Und gar kein Problem in dieser Hinsicht sieht er bei Aftermarket-Geschäften. „Da hätte niemand etwas dagegen, wenn ein PE-finanzierter Zulieferer den Markt konsolidieren würde. Die Abnehmer von Ersatzteilen sind Werkstätten, Privatpersonen und ein paar wenige größere Handelsketten. Von dort wäre kein Widerstand gegen die aktive Konsolidierungsstrategie eines Lieferanten zu erwarten.“
Diese Auto-Nischen sind interessant für Private Equity
Saxenhammer hat einige Nischen identifiziert, in denen er die M&A-Chancen besonders hoch einschätzt: „Der gesamte Bereich Interieur ist von der Transformation der Branche so gut wie überhaupt nicht betroffen. Außerdem gelten deutsche Anbieter dort als Qualitätsführer, was ihre Produkte weltweit begehrt macht – in jeder Marktsituation.“ Die gleiche Logik gelte für bestimmte Sicherheitsteile wie Türscharniere und Sitzbefestigungen.

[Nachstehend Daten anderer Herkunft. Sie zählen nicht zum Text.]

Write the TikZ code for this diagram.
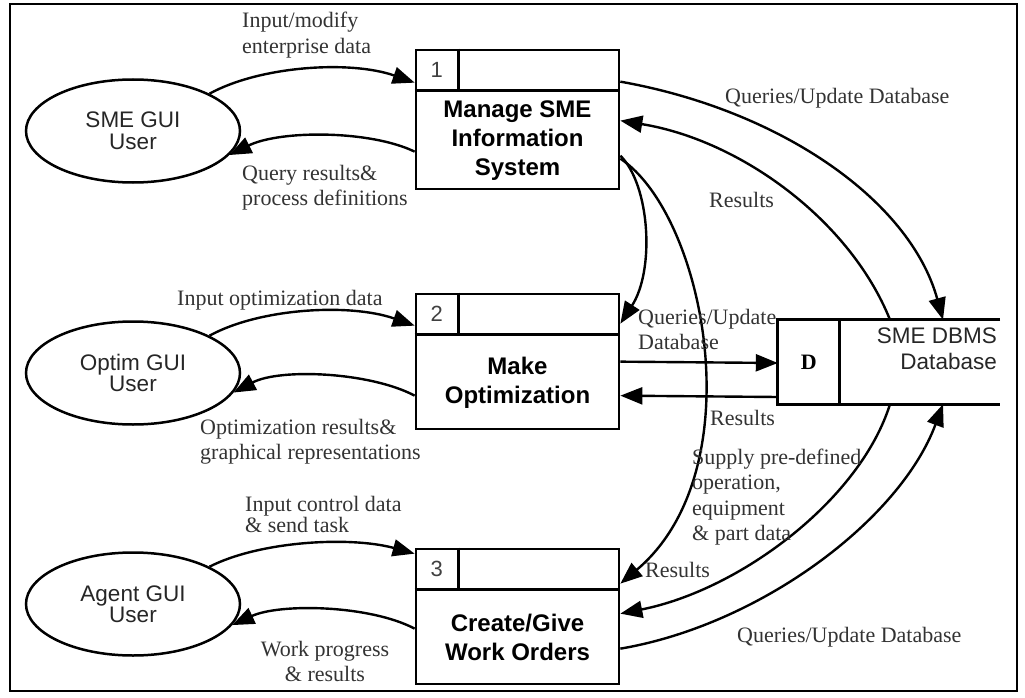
\documentclass[tikz,border=0pt]{standalone}
\usepackage{fontspec}
\setmainfont{Liberation Serif}
\setsansfont{Liberation Sans}
\usetikzlibrary{shapes.geometric,arrows.meta}
\begin{document}
\begin{tikzpicture}[x=1pt,y=-1pt,
  flow/.style={line width=2.4pt,-{Triangle[length=22pt,width=17pt]}},
  edge/.style={line width=2.7pt},
  proc/.style={draw,line width=2.7pt,rectangle,minimum width=203pt,inner sep=0pt},
  user/.style={draw,ellipse,line width=2.5pt,minimum width=214pt,minimum height=103pt,
    inner sep=0pt,align=center,text=black!85,font=\sffamily\fontsize{22.5}{21.5}\selectfont},
  ptitle/.style={align=center,inner sep=0pt,font=\sffamily\bfseries\fontsize{24}{29}\selectfont},
  pnum/.style={inner sep=0pt,text=black!75,font=\sffamily\fontsize{22}{26}\selectfont},
  lbl/.style={inner sep=0pt,align=left,anchor=west,text=black!80,font=\fontsize{22}{25.5}\selectfont},
]
\useasboundingbox (0,0) rectangle (1025,698);
% outer frame
\draw[line width=2.4pt] (10,4) rectangle (1017,691);

% external users
\node[user] (e1) at (133,131) {SME GUI\\User};
\node[user] (e2) at (133,373) {Optim GUI\\User};
\node[user] (e3) at (133,604) {Agent GUI\\User};

% processes
\node[proc,minimum height=139pt] (b1) at (517.5,119.5) {};
\node[proc,minimum height=135pt] (b2) at (517.5,361.5) {};
\node[proc,minimum height=135pt] (b3) at (517.5,616.5) {};
\foreach \b in {b1,b2,b3} {
  \draw[edge] ([yshift=-42pt]\b.north west) -- ([yshift=-42pt]\b.north east);
  \draw[edge] ([xshift=44pt]\b.north west) -- ([xshift=44pt,yshift=-42pt]\b.north west);
}
\node[pnum] (n1) at ([xshift=22pt,yshift=-21pt]b1.north west) {1};
\node[pnum] (n2) at ([xshift=22pt,yshift=-21pt]b2.north west) {2};
\node[pnum] (n3) at ([xshift=22pt,yshift=-21pt]b3.north west) {3};
\node[ptitle] (t1) at ([yshift=-21pt]b1.center) {Manage SME\\Information\\System};
\node[ptitle] (t2) at ([yshift=-21pt]b2.center) {Make\\Optimization};
\node[ptitle] (t3) at ([yshift=-21pt]b3.center) {Create/Give\\Work Orders};

% data store
\node[minimum width=222pt,minimum height=84pt,inner sep=0pt] (st) at (889,362) {};
\draw[edge] (st.north east) -- (st.north west) -- (st.south west) -- (st.south east);
\draw[edge] ([xshift=62pt]st.north west) -- ([xshift=62pt]st.south west);
\node[inner sep=0pt,font=\bfseries\fontsize{22}{26}\selectfont] (sd) at ([xshift=31pt]st.west) {D};
\node[inner sep=0pt,anchor=east,align=right,text=black!85,font=\sffamily\fontsize{22.5}{26}\selectfont]
  (sl) at (997,349) {SME DBMS\\Database};

% user <-> process flows
\draw[flow] (e1.26) .. controls (260,66) and (350,60) .. ([yshift=-34pt]b1.north west);
\draw[flow] ([yshift=-103pt]b1.north west) .. controls (370,130) and (280,130) .. (e1.-14);
\draw[flow] (e2.26) .. controls (260,308) and (350,303) .. ([yshift=-33pt]b2.north west);
\draw[flow] ([yshift=-103pt]b2.north west) .. controls (370,372) and (280,368) .. (e2.-11);
\draw[flow] (e3.26) .. controls (260,541) and (350,536) .. ([yshift=-6pt]b3.north west);
\draw[flow] ([yshift=-81pt]b3.north west) .. controls (370,605) and (280,603) .. (e3.-12);

% process <-> store flows
\draw[flow] ([yshift=-33pt]b1.north east) .. controls (780,110) and (910,200) .. ([xshift=54pt]st.north);
\draw[flow] ([xshift=1pt]st.north) .. controls (850,220) and (740,140) .. ([yshift=-72pt]b1.north east);
\draw[flow] ([yshift=-107pt]b1.north east) .. controls (650,185) and (655,270) .. ([yshift=-31pt]b2.north east);
\draw[flow] ([yshift=-110pt]b1.north east) .. controls (705,215) and (755,470) .. ([yshift=-36pt]b3.north east);
\draw[flow] ([yshift=-69pt]b2.north east) -- ([yshift=-1pt]st.west);
\draw[flow] ([yshift=-35pt]st.west) -- ([yshift=-103pt]b2.north east);
\draw[flow] ([xshift=1pt]st.south) .. controls (860,500) and (740,590) .. ([yshift=-66pt]b3.north east);
\draw[flow] ([yshift=-101pt]b3.north east) .. controls (760,625) and (900,520) .. ([xshift=54pt]st.south);

% flow labels
\node[lbl] (l1) at (242,35) {Input/modify\\enterprise data};
\node[lbl] (l2) at (242,187.5) {Query results\&\\process definitions};
\node[lbl] (l3) at (177,300) {Input optimization data};
\node[lbl] (l4) at (200,441.5) {Optimization results\&\\graphical representations};
\node[lbl,font=\fontsize{22}{19}\selectfont] (l5) at (245,514) {Input control data\\\& send task};
\node[lbl,align=center,anchor=center] (l6) at (325,661.5) {Work progress\\\& results};
\node[lbl] (l7) at (725,98) {Queries/Update Database};
\node[lbl] (l8) at (709,200) {Results};
\node[lbl] (l9) at (638,329.5) {Queries/Update\\Database};
\node[lbl] (l10) at (710,418) {Results};
\node[lbl] (l11) at (692,497) {Supply pre-defined\\operation,\\equipment\\\& part data};
\node[lbl] (l12) at (645,570) {Results};
\node[lbl] (l13) at (737,637) {Queries/Update Database};
\end{tikzpicture}
\end{document}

Von der Ablösung der Verbrennungsmotoren profitieren könnte Private Equity als Eigentümer von Spezialisten für Verkabelung und die Fertigung von Elektronikteilen. Saxenhammer: „Beides kommt in E-Autos auf deutlich höhere Anteile an der Wertschöpfung – klares Wachstumspotential.“
Doch jedes gute Investment braucht auch eine gute Exit-Perspektive, idealerweise eine, die viel Wettbewerb im M&A-Prozess verspricht. Wäre das in einer Branche gegeben, deren M&A-Geschäft seit vielen Jahren zerrüttet ist? Saxenhammer glaubt, dass sich dies zumindest graduell verbessern wird: „Für stark wachsende Zukunftsanbieter werden sich in vier, fünf Jahren mit Sicherheit Käufer finden, wahrscheinlich dann auch wieder unter europäischen Strategen.“
Und für verbrennerlastige Anbieter? „Dort erwarte ich Interesse von Strategen aus Amerika oder Asien, die dort präsent sind, wo der Verbrenner noch länger zum Alltag gehören wird.“ Es ist keine Perspektive, die so klar ist wie bei einem Healthcare-Deal – aber eine, die es wert sein könnte, geprüft zu werden.